Throughtout their careers, Wagner has always been great offensively while Wilson has always been great defensively. But this season, Wagner is stepping up his defensive game while Wilson is doing so offensively.
Wagner ranks in the top-6 of the Big Ten in both field goal percentage (.640) and 3-point field goal percentage (15-for-30, .500). While shooting phenomenally, Wagner is finally using his wide wing span to alter shots on defense, example: his block shot to seal the win over Texas for Michigan on Dec. 6. For Wilson, he ranks in the top-10 in the conference with 6.6 rebounds per game and 18 blocks on the season while scoring 8.5 points per contest with a 53.8 shooting percentage.
Not only is the Wolverines gaining big contributions from several key players, but they have been exceptional all around as a team so far this season.

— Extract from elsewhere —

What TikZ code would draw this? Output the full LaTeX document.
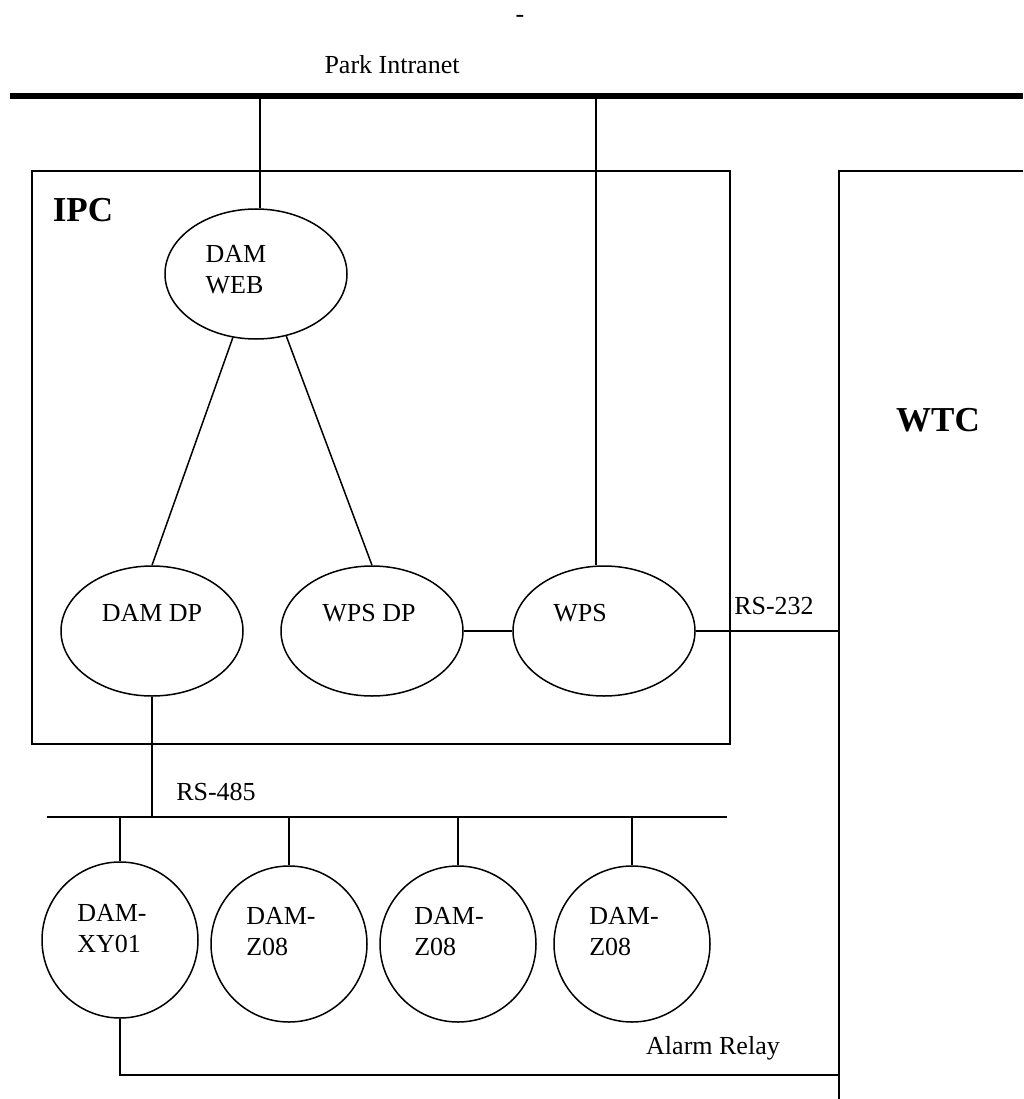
\documentclass[tikz,border=0pt]{standalone}
\usepackage{fontspec}
\setmainfont{Liberation Serif}
\usepackage{tikz}
\usetikzlibrary{shapes.geometric, positioning}

\begin{document}
\begin{tikzpicture}[
            x=1pt, y=-1pt,
            every node/.style={font=\fontsize{26}{31}\selectfont},
            proc/.style={draw, ellipse, line width=1.5pt, inner sep=0pt,
                minimum width=182pt, minimum height=130pt},
            dev/.style={draw, circle, line width=1.5pt, inner sep=0pt,
                minimum size=156pt},
            box/.style={draw, line width=1.8pt},
            link/.style={line width=1.5pt},
            title/.style={font=\fontsize{35}{40}\selectfont\bfseries}
        ]

        \useasboundingbox (0,0) rectangle (1023,1099);

        % intranet bus
        \node (stray) at (520,19) {-};
        \node (intranet) at (392,65) {Park Intranet};
        \coordinate (bus-w) at (10,96);
        \coordinate (bus-e) at (1023,96);
        \draw[line width=6pt] (bus-w) -- (bus-e);

        % the two boxes
        \draw[box] (32,171) rectangle (730,744);
        \node[title] (ipc) at (83,210) {IPC};
        \coordinate (wtc-nw) at (839,171);
        \draw[box] (1023,171) -- (wtc-nw) -- (839,1099);
        \node[title] (wtc) at (938,420) {WTC};

        % processes inside the IPC
        \node[proc, label={[xshift=-20pt, yshift=4pt, align=left]center:DAM\\WEB}] (damweb) at (256,274) {};
        \node[proc, label={[yshift=18pt]center:DAM DP}] (damdp) at (152,631) {};
        \node[proc, label={[xshift=-3pt, yshift=18pt]center:WPS DP}] (wpsdp) at (372,631) {};
        \node[proc, label={[xshift=-24pt, yshift=18pt]center:WPS}] (wps) at (604,631) {};

        \coordinate (tap-web) at (260,96);
        \coordinate (tap-wps) at (596,96);
        \draw[link] (tap-web) -- (tap-web |- damweb.north);
        \draw[link] (tap-wps) -- (tap-wps |- wps.north);

        \path[link] (damweb.-110) edge (damdp.north);
        \path[link] (damweb.-64) edge (wpsdp.north);
        \path[link] (wpsdp.east) edge (wps.east -| wps.west);
        \draw[link] (wps.east) -- (wps.east -| wtc-nw);
        \node (rs232) at (774,606) {RS-232};

        % RS-485 field bus
        \coordinate (rs485-w) at (47,817);
        \coordinate (rs485-e) at (727,817);
        \draw[link] (rs485-w) -- (rs485-e);
        \draw[link] (damdp.south) -- (damdp.south |- rs485-w);
        \node (rs485) at (216,792) {RS-485};

        \node[dev, label={[xshift=-8pt, yshift=11pt, align=left]center:DAM-\\XY01}] (xy01) at (120,940) {};
        \node[dev, label={[xshift=-8pt, yshift=12pt, align=left]center:DAM-\\Z08}] (z08a) at (289,944) {};
        \node[dev, label={[xshift=-9pt, yshift=12pt, align=left]center:DAM-\\Z08}] (z08b) at (458,944) {};
        \node[dev, label={[xshift=-8pt, yshift=12pt, align=left]center:DAM-\\Z08}] (z08c) at (632,944) {};

        \foreach \d in {xy01, z08a, z08b, z08c}
            \draw[link] (\d.north |- rs485-w) -- (\d.north);

        % alarm relay to WTC
        \coordinate (alarm-e) at (839,1075);
        \draw[link] (xy01.south) |- (alarm-e);
        \node (alarm) at (713,1048) {Alarm Relay};
    \end{tikzpicture}
\end{document}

The Big Ten basketball is known for its’ low-scoring offense and strong defensive play. So far during the 2016-17 year, Michigan’s defense has been outstanding. Its’ scoring defense ranks No. 2 in the conference at 60.8 points per game. Not only has the Wolverines defense been great through 13 games this season, but they are limiting the number of possessions their opponents have had against them as well.
Michigan possesses the second lowest average of defensive rebounds allowed per game among Big Ten teams at 39.5. It also has the best turnover margin in the league at +3.3. That is one full turnover better then the next team in the conference, as Penn State sits at +2.3.

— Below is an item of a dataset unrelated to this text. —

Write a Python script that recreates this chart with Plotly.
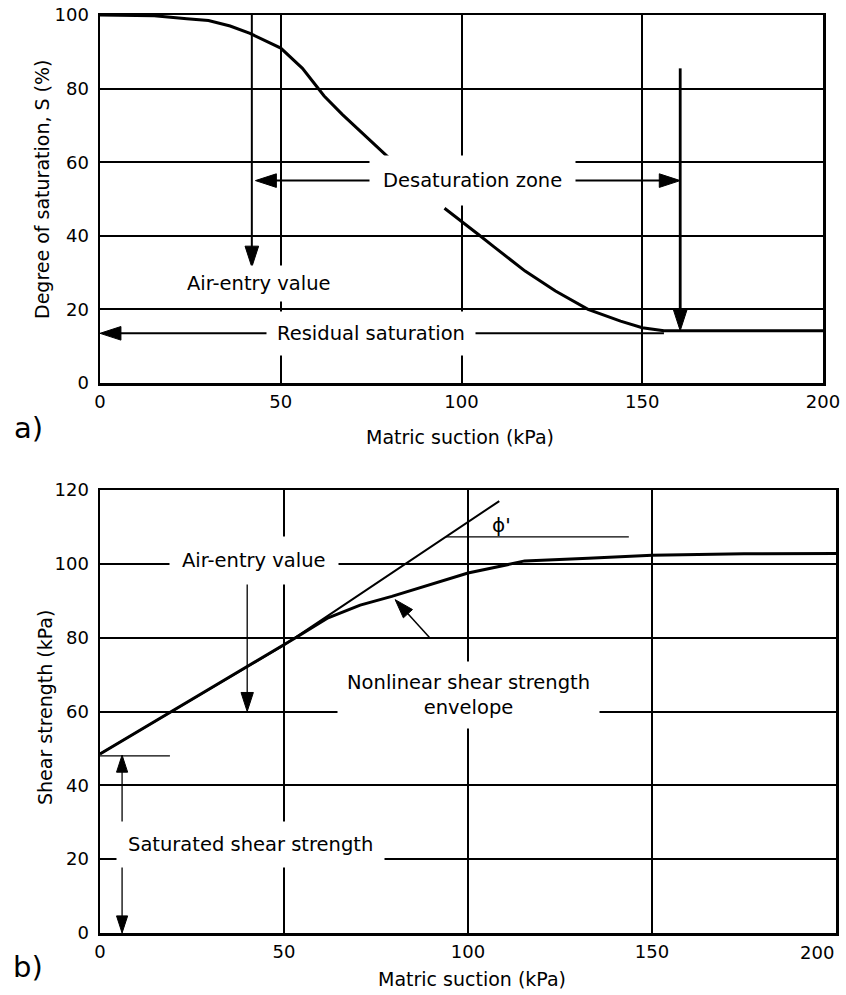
import plotly.graph_objects as go

# ---------------- data ----------------
# a) degree of saturation vs matric suction
sat_suction = [0, 15, 24, 30, 36, 41.5, 50, 56, 60, 62, 67, 75, 82, None,
               95.3, 100, 104.5, 109, 117.6, 126, 135, 144, 150, 156, 170, 185, 200]
sat_degree = [100, 99.8, 99, 98.5, 97, 95, 91, 85.5, 80.5, 78, 73, 65.7, 59.3, None,
              47.5, 44, 40.5, 37, 30.4, 25, 20, 16.8, 15, 14.2, 14.2, 14.2, 14.2]

# b) shear strength vs matric suction
shear_suction = [0, 20, 40, 50, 53.5, 62, 70.7, 79.3, 88, 100, 110.4, 115.4, 132.7, 150, 175, 200]
shear_strength = [48.5, 60.3, 72.2, 78, 80.2, 85.4, 88.8, 91.2, 93.9, 97.5, 99.7, 100.8, 101.5, 102.3, 102.7, 102.8]

# straight (phi') envelope
phi_suction = [0, 50, 108.5]
phi_strength = [48.5, 78, 117]

# annotation arrows / reference lines, data coordinates (start -> tip)
a_air_entry_x, a_air_entry_y = [42, 42], [100, 31.5]
a_desat_left_x, a_desat_left_y = [103, 43], [55, 55]
a_desat_right_x, a_desat_right_y = [103, 160.5], [55, 55]
a_residual_x, a_residual_y = [156, 0], [13.5, 13.5]
a_residual_drop_x, a_residual_drop_y = [160.5, 160.5], [85.5, 14.2]

b_air_entry_x, b_air_entry_y = [40, 40], [96.7, 60]
b_sat_up_x, b_sat_up_y = [6, 6], [24, 48.2]
b_sat_down_x, b_sat_down_y = [6, 6], [24, 0]
b_nonlin_x, b_nonlin_y = [89.6, 80.2], [80, 90.3]
b_sat_ref_x, b_sat_ref_y = [0, 19], [48, 48]
b_phi_ref_x, b_phi_ref_y = [94, 143.7], [107.3, 107.3]

x_ticks = [0, 50, 100, 150, 200]
x_tick_text = ["0", "50", "100", "150", "200"]
y_ticks_a = [0, 20, 40, 60, 80, 100]
y_ticks_b = [0, 20, 40, 60, 80, 100, 120]

# ---------------- figure ----------------
W, H = 846, 995
FONT = "DejaVu Sans"
fig = go.Figure()


def line(xs, ys, ax, width):
    fig.add_trace(go.Scatter(x=xs, y=ys, mode="lines", xaxis=ax[0], yaxis=ax[1],
                             line=dict(color="black", width=width),
                             hoverinfo="skip", showlegend=False))


def arrow(xs, ys, ax, width, head):
    fig.add_trace(go.Scatter(x=xs, y=ys, mode="lines+markers", xaxis=ax[0], yaxis=ax[1],
                             line=dict(color="black", width=width),
                             marker=dict(symbol="arrow", angleref="previous",
                                         size=[0] * (len(xs) - 1) + [head], color="black",
                                         opacity=1, line=dict(width=1, color="black")),
                             hoverinfo="skip", showlegend=False))


A = ("x", "y")
B = ("x2", "y2")

line(sat_suction, sat_degree, A, 3)
arrow(a_air_entry_x, a_air_entry_y, A, 2, 22)
arrow(a_desat_left_x, a_desat_left_y, A, 2, 22)
arrow(a_desat_right_x, a_desat_right_y, A, 2, 22)
arrow(a_residual_x, a_residual_y, A, 2, 22)
arrow(a_residual_drop_x, a_residual_drop_y, A, 2.8, 22)

line(shear_suction, shear_strength, B, 3)
line(phi_suction, phi_strength, B, 2)
line(b_sat_ref_x, b_sat_ref_y, B, 1.3)
line(b_phi_ref_x, b_phi_ref_y, B, 1.3)
arrow(b_air_entry_x, b_air_entry_y, B, 1.3, 20)
arrow(b_sat_up_x, b_sat_up_y, B, 1.3, 18)
arrow(b_sat_down_x, b_sat_down_y, B, 1.3, 18)
arrow(b_nonlin_x, b_nonlin_y, B, 1.5, 20)

TICKF = dict(family=FONT, size=18, color="black")
axis_common = dict(showgrid=True, gridcolor="black", gridwidth=2, zeroline=False,
                   showline=True, linecolor="black", linewidth=2.5, mirror=True,
                   ticks="", tickfont=TICKF, fixedrange=True, automargin=False)

fig.update_layout(
    template="none",
    width=W, height=H, autosize=False,
    margin=dict(l=0, r=0, t=0, b=0, pad=0, autoexpand=False),
    paper_bgcolor="white", plot_bgcolor="white",
    showlegend=False,
    xaxis=dict(axis_common, domain=[100 / W, 823 / W], range=[0, 200],
               tickvals=x_ticks, ticktext=x_tick_text, anchor="y", ticklabelstandoff=1),
    yaxis=dict(axis_common, domain=[1 - 383 / H, 1 - 15 / H], range=[0, 100],
               tickvals=y_ticks_a, anchor="x", ticklabelstandoff=5),
    # last label of the lower axis is written separately (right-aligned at the axis end)
    xaxis2=dict(axis_common, domain=[100 / W, 836 / W], range=[0, 200],
                tickvals=x_ticks, ticktext=x_tick_text[:-1] + [""], anchor="y2",
                ticklabelstandoff=1),
    yaxis2=dict(axis_common, domain=[1 - 933 / H, 1 - 490 / H], range=[0, 120],
                tickvals=y_ticks_b, anchor="x2", ticklabelstandoff=5),
)

fig.add_annotation(text=x_tick_text[-1], x=x_ticks[-1], xref="x2", y=1 - 952 / H, yref="paper",
                   showarrow=False, font=TICKF, xanchor="right", yanchor="middle")

LF = dict(family=FONT, size=19.5, color="black")


def label(text, x, y, xr, yr, pad, bg=True, font=LF):
    fig.add_annotation(text=text, x=x, y=y, xref=xr, yref=yr, showarrow=False,
                       font=font, bgcolor="white" if bg else None, borderpad=pad,
                       xanchor="center", yanchor="middle", align="center")


# a) labels
label("Air-entry value", 44, 27, "x", "y", 6)
label("Desaturation zone", 103, 55, "x", "y", 13)
label("Residual saturation", 75, 13.5, "x", "y", 10)
# b) labels
label("Air-entry value", 41.8, 101, "x2", "y2", 12)
label("Nonlinear shear strength<br>envelope", 100, 64.5, "x2", "y2", 9)
label("Saturated shear strength", 41, 24, "x2", "y2", 11)
label("\u03d5'", 109, 110.5, "x2", "y2", 0, bg=False, font=dict(family=FONT, size=20, color="black"))

TF = dict(family=FONT, size=19, color="black")


def ptext(text, px, py, angle=0, font=TF):
    fig.add_annotation(text=text, x=px / W, y=1 - py / H, xref="paper", yref="paper",
                       showarrow=False, font=font, textangle=angle,
                       xanchor="center", yanchor="middle")


ptext("Degree of saturation, S (%)", 42, 189, -90)
ptext("Matric suction (kPa)", 460, 437)
ptext("a)", 28, 428, font=dict(family=FONT, size=29, color="black"))
ptext("Shear strength (kPa)", 45, 708, -90)
ptext("Matric suction (kPa)", 472, 979)
ptext("b)", 28, 967, font=dict(family=FONT, size=29, color="black"))

fig.write_html("out.html", config={"displayModeBar": False, "staticPlot": True},
               post_script="document.body.style.margin='0';document.body.style.overflow='hidden';")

Although Michigan has the makings of a conference contenders, they have one weakness that may doom its’ chances: consistency.
“We have a mindset that, (if) things aren’t going well, that we still have to be confident—we have to play with faith in our ability and not fear,” Beilein told MLive’s Brandon Quinn. “I’ve seen that a couple times...There are sometimes I have to put my arm around people and tell them how good they are. That’s something that we’ve really got to grow in.”
Sometimes, Michigan plays with tremendous grit. Just take a look at the first-half it played against UCLA and the win over Texas. However, too often, the Wolverines doesn’t play mean—example: the Furman game. They often just play. A lack of grit and nice ball won’t lead a team to a Big Ten championship.
Playing with a consistent grit should be the goal for this Michigan team during conference play. If it meets that benchmark, the Wolverines may end up contending for a league title come toward the end of the season.
While consistency is the primary concern that may wind up hurting the maize and blue, it certainly benefits from the Big Ten being down this year.
Teams like Michigan State, Ohio State and Maryland—all who have been in the upper half of the league over the past few seasons—have had troubles against lowered level opponents this season. The Spartans lost to Northeastern, 81-73, and the Buckeyes lost to Florida Atlantic, 79-77 in overtime, this year. With these teams plus many more being down, benefits the maize and blue.
The leadership and experience of Irvin and Walton along with the emergence of Wagner and Wilson down low should put the rest of the conference on alert. However, if the Wolverines don’t figure out their consistency issue, they won’t be a legit adversary. But after the 13 nonconference games, Michigan certainly has the makings to be a contender in the Big Ten during the 2016-17 season.